Joseph Rosenblatt | |
---|---|
Born |
Toronto, Ontario |
December 26, 1933
Occupation | writer / artist |
Language | English |
Citizenship | Canadian |
Education | high school dropout |
Alma mater | Central Technical School |
Genre | poetry, fiction, drawing |
Notable works | Bumblebee Dithyramb, Top Soil, Poetry Hotel |
Notable awards | Governor General's Award, B.C. Book Prize |
Joseph Rosenblatt (born December 26, 1933) is a Canadian poet who lives in Qualicum Beach, British Columbia. He has won Canada's Governor-General's Award and British Columbia's B.C. Book Prize for poetry. He is also a talented artist, whose "line drawings, paintings, and sketches often illustrate his own and other poets’ books of poetry."
Born and raised in Toronto, Ontario, Rosenblatt grew up in the city's Kensington Market area and attended Lansdowne Public School. Later he went to Central Technical School, but dropped out and worked in a variety of blue-collar jobs. In 1956 he became a laborer for the Canadian Pacific Railway.

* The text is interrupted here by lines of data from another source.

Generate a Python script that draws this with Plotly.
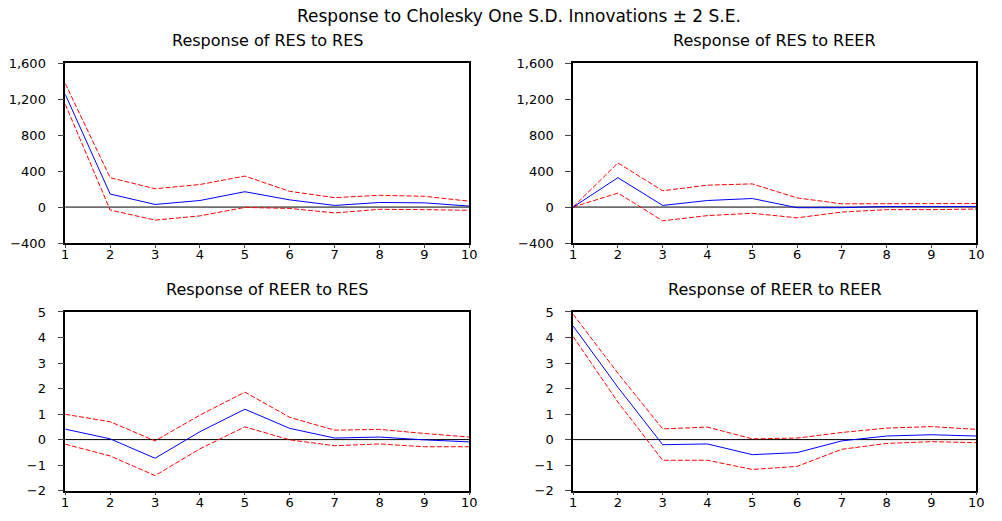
import plotly.graph_objects as go

periods = list(range(1, 11))

# Response of RES to RES
res_res_mean = [1255, 145, 29, 73, 171, 80, 18, 51, 47, 11]
res_res_up = [1375, 327, 204, 251, 345, 175, 105, 131, 120, 65]
res_res_lo = [1145, -33, -145, -98, -4, -15, -65, -25, -29, -36]

# Response of RES to REER
res_reer_mean = [0, 327, 18, 73, 95, -7, -7, 7, 7, 7]
res_reer_up = [0, 491, 182, 244, 258, 102, 36, 40, 40, 40]
res_reer_lo = [0, 156, -153, -95, -69, -120, -55, -29, -29, -22]

# Response of REER to RES
reer_res_mean = [0.41, 0.03, -0.73, 0.31, 1.19, 0.44, 0.06, 0.10, -0.01, -0.09]
reer_res_up = [0.99, 0.70, -0.05, 0.96, 1.86, 0.87, 0.37, 0.40, 0.24, 0.10]
reer_res_lo = [-0.18, -0.64, -1.41, -0.36, 0.50, -0.01, -0.24, -0.17, -0.28, -0.28]

# Response of REER to REER
reer_reer_mean = [4.45, 2.05, -0.20, -0.17, -0.59, -0.51, -0.05, 0.14, 0.19, 0.14]
reer_reer_up = [4.91, 2.60, 0.42, 0.49, 0.03, 0.06, 0.28, 0.45, 0.51, 0.40]
reer_reer_lo = [4.04, 1.47, -0.81, -0.81, -1.17, -1.05, -0.38, -0.15, -0.08, -0.12]

main_title = "Response to Cholesky One S.D. Innovations ± 2 S.E."
panel_titles = ["Response of RES to RES", "Response of RES to REER",
                "Response of REER to RES", "Response of REER to REER"]

panels = [
    (res_res_mean, res_res_up, res_res_lo),
    (res_reer_mean, res_reer_up, res_reer_lo),
    (reer_res_mean, reer_res_up, reer_res_lo),
    (reer_reer_mean, reer_reer_up, reer_reer_lo),
]

W, H = 1002, 521
xdoms = [(62 / W, 471 / W), (576 / W, 984 / W)]
ydoms = [(1 - 243 / H, 1 - 58 / H), (1 - 498 / H, 1 - 314 / H)]
yranges = [[-400, 1600], [-2, 5]]
ydticks = [400, 1]

FONT = "DejaVu Sans"

fig = go.Figure()
layout = dict(
    width=W, height=H,
    margin=dict(l=0, r=0, t=0, b=0),
    paper_bgcolor="white", plot_bgcolor="white",
    showlegend=False,
    font=dict(family=FONT, size=13, color="black"),
    annotations=[],
    shapes=[],
)

for i, (mean, up, lo) in enumerate(panels):
    r, c = divmod(i, 2)
    n = i + 1
    xa = "x" if n == 1 else f"x{n}"
    ya = "y" if n == 1 else f"y{n}"
    for series, color, dash in [(up, "#FF0000", "5px,2px"), (lo, "#FF0000", "5px,2px"), (mean, "#0000FF", "solid")]:
        fig.add_trace(go.Scatter(x=periods, y=series, mode="lines",
                                 line=dict(color=color, width=1, dash=dash),
                                 xaxis=xa, yaxis=ya, hoverinfo="skip"))
    axis_common = dict(showline=True, linecolor="black", linewidth=1.5, mirror=True,
                       showgrid=False, zeroline=False, ticks="outside",
                       tickcolor="#444444", tickfont=dict(family=FONT, size=13, color="black"))
    layout["xaxis" if n == 1 else f"xaxis{n}"] = dict(
        domain=list(xdoms[c]), anchor=ya, range=[1, 10], tickmode="linear", tick0=1, dtick=1,
        ticklen=3, ticklabelstandoff=-4, **axis_common)
    layout["yaxis" if n == 1 else f"yaxis{n}"] = dict(
        domain=list(ydoms[r]), anchor=xa, range=yranges[r], tickmode="linear",
        tick0=yranges[r][0], dtick=ydticks[r], tickformat=",", ticklen=6,
        ticklabelstandoff=9, **axis_common)
    # zero line
    layout["shapes"].append(dict(type="line", xref=f"{xa} domain", yref=ya,
                                 x0=0, x1=1, y0=0, y1=0,
                                 line=dict(color="black", width=1), layer="below"))
    # panel title
    layout["annotations"].append(dict(
        text=panel_titles[i], xref="paper", yref="paper",
        x=(xdoms[c][0] + xdoms[c][1]) / 2, y=ydoms[r][1] + 23 / H,
        xanchor="center", yanchor="middle", showarrow=False,
        font=dict(family=FONT, size=16, color="black")))

layout["annotations"].append(dict(
    text=main_title, xref="paper", yref="paper", x=521 / W, y=1 - 9 / H,
    xanchor="center", yanchor="middle", showarrow=False,
    font=dict(family=FONT, size=17, color="black")))

fig.update_layout(**layout)
fig.write_html("out.html", config={"displayModeBar": False},
               post_script="document.body.style.margin='0';")
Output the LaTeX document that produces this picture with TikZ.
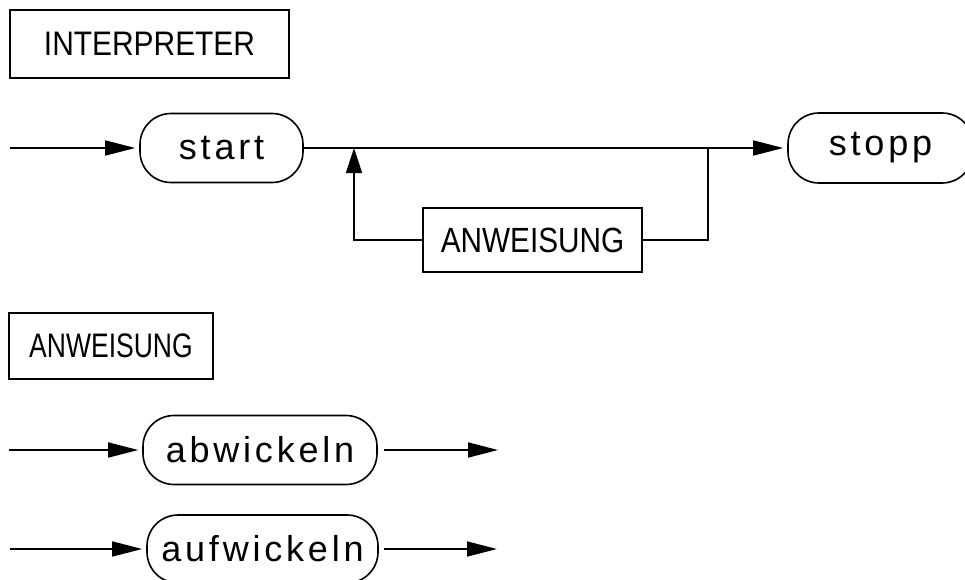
\documentclass[tikz,border=0pt]{standalone}
\usepackage{fontspec}
\setmainfont{Liberation Sans}
\newfontfamily\boxfont[FakeStretch=0.78]{Liberation Sans}
\newfontfamily\loopfont[FakeStretch=0.85]{Liberation Sans}
\newfontfamily\titlefont[FakeStretch=0.88]{Liberation Sans}
\usetikzlibrary{arrows.meta}
\newcommand\gp{\hspace{3.8pt}}
\begin{document}
\begin{tikzpicture}[x=1pt,y=-1pt,
  line width=1.6pt,
  namebox/.style={draw, rectangle, inner sep=0pt, font=\boxfont\fontsize{34}{38}\selectfont},
  termnode/.style={draw, rectangle, rounded corners=31pt, inner sep=0pt, minimum height=69pt, font=\fontsize{36}{40}\selectfont},
  harr/.style={-{Triangle[length=30pt,width=15pt]}, shorten >=4pt},
  harrfree/.style={-{Triangle[length=30pt,width=15pt]}},
  varr/.style={-{Triangle[length=25pt,width=16pt]}}]
\clip (0,0) rectangle (965,580);
% headings
\node[namebox, minimum width=279pt, minimum height=68pt, font=\titlefont\fontsize{34}{38}\selectfont] (interp) at (149.5,44) {INTERPRETER\hspace{8pt}};
\node[namebox, minimum width=204pt, minimum height=66pt] (anwhead) at (111,346) {ANWEISUNG};
% interpreter diagram
\node[termnode, minimum width=163pt] (start) at (221.5,148) {s\gp t\gp a\gp r\gp t};
\node[termnode, minimum width=185pt, minimum height=70pt] (stopp) at (880.5,148) {s\gp t\gp o\gp p\gp p};
\node[namebox, minimum width=219pt, minimum height=64pt, font=\loopfont\fontsize{35}{38}\selectfont] (anw) at (532.5,240) {ANWEISUNG};
\coordinate (in1) at (10,148);
\coordinate (j1) at (354,148);
\coordinate (j2) at (708,148);
\draw[harr] (in1) -- (start.west);
\draw[harr] (start.east) -- (stopp.west);
\draw (anw.east) -| (j2);
\draw[varr] (anw.west) -| (j1);
% anweisung diagram
\node[termnode, minimum width=234pt] (abw) at (260,450) {a\gp b\gp w\gp i\gp c\gp k\gp e\gp l\gp n};
\node[termnode, minimum width=231pt, minimum height=68pt] (aufw) at (262.5,549) {a\gp u\gp f\gp w\gp i\gp c\gp k\gp e\gp l\gp n};
\coordinate (in2) at (9,450);
\coordinate (out2) at (498,450);
\coordinate (in3) at (10,549);
\coordinate (out3) at (497,549);
\draw[harr] (in2) -- (abw.west);
\draw[harrfree] ([xshift=6pt]abw.east) -- (out2);
\draw[harr] (in3) -- (aufw.west);
\draw[harrfree] ([xshift=5pt]aufw.east) -- (out3);
\end{tikzpicture}
\end{document}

A Joe Rosenblatt ran in the Toronto municipal election, 1958, for city council in Ward 1 (Riverdale), receiving 521 votes.
He began seriously writing poetry in the early 1960s. "He became interested in writing through his association with the worker poet Milton Acorn in the early sixties and the metaphysical poetry of Gwendolyn MacEwen." He "got his start with the help of other poets: Milton Acorn, Al Purdy and Earle Birney."
His first book, The L.S.D. Leacock, was published in 1966. In the same year he received a Canada Council grant that allowed him to quit his railway job and write full-time.
Since then, in his 40-year career, "Rosenblatt has written more than 20 books of poetry, several autobiographical works and his poems have appeared in over thirty anthologies of Canadian poetry.... He has traveled widely giving readings of his poems in Europe, Canada and the United States."